Kedua, kata rabaa yurbi tarbiyatan, yang memiliki arti tumbuh (nasyaa) dan menjadi besar dan dewasa.

Ketiga, rabba yarubbu tarbiyatun yang mengandung arti memperbaiki (aslaha), menguasai urusan, memelihara dan merawat, memperindah, memberi makna, mengasuh, memiliki, mengatur dan menjaga kelestarian maupun eksistensinya.

Dengan demikian, pada kata al-tarbiyah tersebut mengandung cakupan tujuan pendidikan, yaitu menumbuhkan dan mengembangkan potensi dan proses pendidikan yaitu memelihara, mengasuh, merawat, memperbaiki dan mengaturnya.[2]

Firman Allah yang mendukung penggunaan istilah ini antara lain:

الْحَمْدُ لِلَّهِ رَبِّ الْعَالَمِينَ

Segala puji bagi Allah, Rabb semesta alam, (Al-Fatihah:2)

Rabb (Tuhan) berarti Tuhan yang ditaati yang memiliki, mendidik, dan memelihara.

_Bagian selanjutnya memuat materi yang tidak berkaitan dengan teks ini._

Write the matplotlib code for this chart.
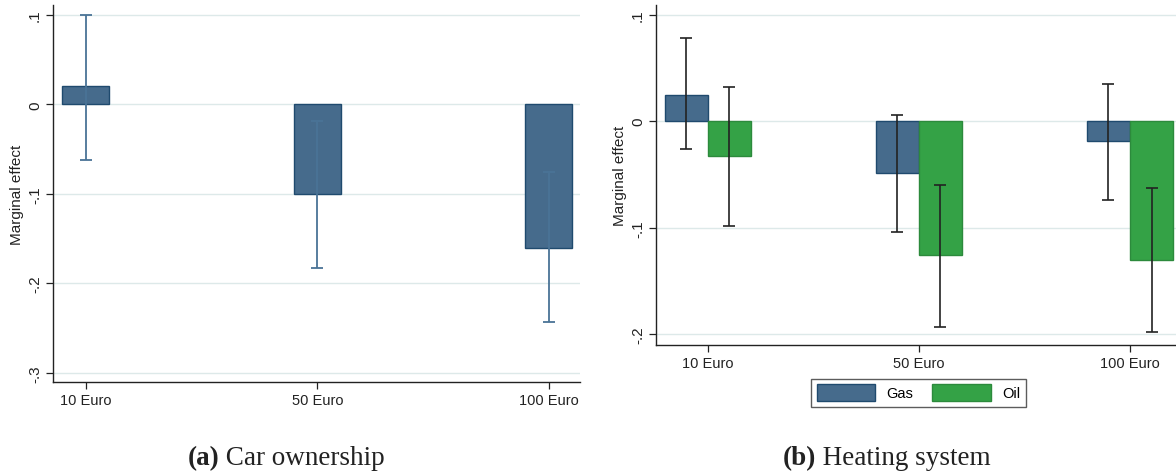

Kata rabb tidak dipakai selain untuk Tuhan kecuali kalau ada sambungannya seperti rabb al-bait (tuan rumah).

وَاخْفِضْ لَهُمَا جَنَاحَ الذُّلِّ مِنَ الرَّحْمَةِ وَقُل رَّبِّ ارْحَمْهُمَا كَمَا رَبَّيَانِي صَغِيرًا

Wahai Tuhanku, kasihilah mereka keduanya, sebagaimana mereka berdua Telah mendidik Aku waktu kecil (Al-Isra : 24).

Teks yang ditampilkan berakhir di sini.